Measuring the quality of a generative model is notoriously difficult due to the absence of ground truth. The team developed an innovative benchmarking framework. They created a suite of computer vision models to score generated images based on internal product guidelines for composition, coloring, and content. This allowed them to objectively compare different model versions and configurations.
The Economics of Self-Hosting AI Models
The primary motivation for self-hosting was cost efficiency. The team conducted rigorous tests to find the optimal hardware, discovering that NVIDIA L4 GPUs offered the best cost-per-image, reducing it by 50% compared to other options and beating the price of the DALL·E API.
Further optimizations focused on reducing inference time without sacrificing quality:
- Precision: Switching from float32 to float16 precision yielded a 4x speed improvement.
- VAE: Using a Tiny Variational AutoEncoder saved an additional 0.5 seconds per image.
- Parameters: Adjusting the Classifier-Free Guidance Scale and reducing the number of generation steps from 50 to 40 brought significant time savings.
- Compilation: Using
torch.compile
pre-optimized the model weights for faster inference.
These efforts resulted in an 85% decrease in computation time, bringing the cost per image down to less than 0.3 cents—an 8x reduction compared to DALL·E 2. At a scale of tens of millions of images, this translated to millions of euros in savings.
Fine-Tuning for Hyper-Local Cuisine
While the model excelled at generating common items like pizzas and burgers, it failed spectacularly with exotic local dishes like 'stuffed pigeon' or 'salad with ant eggs'. The initial outputs were often bizarre and unusable. This presented an opportunity to explore fine-tuning.
The team chose full model fine-tuning over creating thousands of individual LoRAs for each local dish, as managing the latter would be too complex. Using the OneTrainer framework, they prepared a high-quality dataset of local dishes, applied image augmentations, and trained the U-Net component of the Stable Diffusion model. The fine-tuned model produced excellent results for local cuisine, and by serving multiple model versions in production, they could route requests appropriately based on the product type.
Ensuring Quality with an AI Safety System
Even with a powerful model, statistical anomalies can produce disturbing or nonsensical images. To protect the brand and its partners, Delivery Hero built a comprehensive AI safety system to filter out these failures before anyone saw them. This system included several components:
- Creature and People Detection: A customized vision model to flag images containing unexpected figures.
- Optical Character Recognition (OCR): An OCR model to detect and flag malformed or gibberish text.
- Composition Analysis: An object detection model to ensure the product was centered and properly framed according to guidelines.

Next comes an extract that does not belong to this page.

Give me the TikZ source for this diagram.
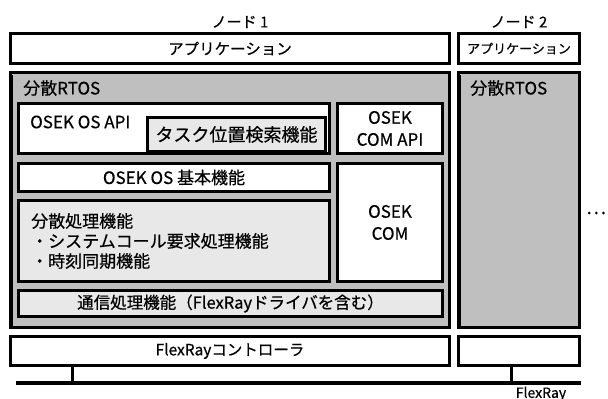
\documentclass[tikz,border=0pt]{standalone}
\usepackage{fontspec}
\setmainfont{Noto Sans CJK JP}[FakeBold=0.5]
\newcommand{\fsz}[2]{\fontsize{#1}{#2}\selectfont}
\begin{document}
\begin{tikzpicture}[x=1pt, y=-1pt, line join=miter,
    box/.style={draw, line width=3pt, fill=white, inner sep=0pt, align=center, font=\fsz{17}{22}},
    rtosbox/.style={box, fill=black!25},
    subbox/.style={box, fill=black!9},
    lbl/.style={inner sep=0pt, anchor=west, font=\fsz{17}{21}, align=left}]
    \useasboundingbox (0,0) rectangle (608,399);
    % node headings
    \node[font=\fsz{15}{15}] (head1) at (240,22) {ノード 1};
    \node[font=\fsz{15}{15}] (head2) at (519,22) {ノード 2};
    % node 1
    \node[box, minimum width=439pt, minimum height=30pt, font=\fsz{15.5}{16}] (app1) at (230,48.5) {アプリケーション};
    \node[rtosbox, minimum width=439pt, minimum height=255pt] (rtos1) at (230,200) {};
    \node[lbl] (rtos1-t) at (23,88) {分散RTOS};
    \node[box, minimum width=311pt, minimum height=50pt] (api) at (174,128.5) {};
    \node[lbl] (api-t) at (30,122) {OSEK OS API};
    \node[subbox, minimum width=178pt, minimum height=34pt, font=\fsz{18}{18}] (task) at (236.5,134.5) {タスク位置検索機能};
    \node[box, minimum width=105pt, minimum height=50pt] (comapi) at (390,128.5) {OSEK\\COM API};
    \node[box, minimum width=311pt, minimum height=28pt] (basic) at (174,177.5) {OSEK OS 基本機能};
    \node[box, minimum width=105pt, minimum height=118pt] (com) at (390,222.5) {OSEK\\COM};
    \node[subbox, minimum width=311pt, minimum height=81pt] (dist) at (174,241) {};
    \node[lbl] (dist-t) at (31,241) {分散処理機能\\[-1pt] ・システムコール要求処理機能\\[-1pt] ・時刻同期機能};
    \node[subbox, minimum width=424pt, minimum height=26pt, font=\fsz{16.5}{17}] (comm) at (230.5,303.5) {通信処理機能（FlexRayドライバを含む）};
    \node[box, minimum width=439pt, minimum height=29pt, font=\fsz{15.5}{16}] (ctrl1) at (230,351) {FlexRayコントローラ};
    % node 2
    \node[box, minimum width=121pt, minimum height=30pt, font=\fsz{13}{13}] (app2) at (519,48.5) {アプリケーション};
    \node[rtosbox, minimum width=121pt, minimum height=255pt] (rtos2) at (519,200) {};
    \node[lbl] (rtos2-t) at (470,88) {分散RTOS};
    \node[box, minimum width=121pt, minimum height=29pt] (ctrl2) at (519,351) {};
    \node[font=\fsz{19}{19}, inner sep=0pt] (more) at (596,213) {…};
    % inner edge of the RTOS boxes
    \foreach \r in {rtos1,rtos2}
        \draw[line width=1pt] ([shift={(3,4)}]\r.north west) -- ([shift={(3,-3)}]\r.south west) -- ([shift={(-3,-3)}]\r.south east);
    % bus
    \path (16,383) coordinate (busL) (581,383) coordinate (busR)
          (72,383) coordinate (tap1) (511,383) coordinate (tap2);
    \draw[line width=4pt] (busL) -- (busR);
    \foreach \t/\c in {tap1/ctrl1,tap2/ctrl2}
        \draw[line width=3pt] (\t) -- (\t |- \c.south);
    \node[font=\fsz{14}{14}, anchor=north, inner sep=0pt] (bus-t) at (541,386.5) {FlexRay};
\end{tikzpicture}
\end{document}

- Color and Quality Analysis: A system to detect issues like over-blurriness or low contrast by calculating the image's Laplacian gradient.
Each image received a weighted score, and those falling below a certain threshold were automatically discarded.
The Tangible Business Impact
The project was a resounding success. Over 100,000 products on the platform are now represented by AI-generated images. Most importantly, the initial hypothesis was proven correct. A/B testing revealed a 6% to 8% increase in the conversion rate from menu to cart for products that had an AI-generated image added.
Key Lessons from the Trenches
Iaroslav concluded with three critical takeaways from this journey:
- Avoid cross-cloud architectures unless absolutely necessary, as integration can cause significant delays.
- Invest time in model optimization. For large-scale inference, every second saved translates into substantial financial savings.
- Automate quality measurement first. Before you start fine-tuning, establish a robust, automated way to measure the quality of your generative AI output. You can't optimize what you can't measure.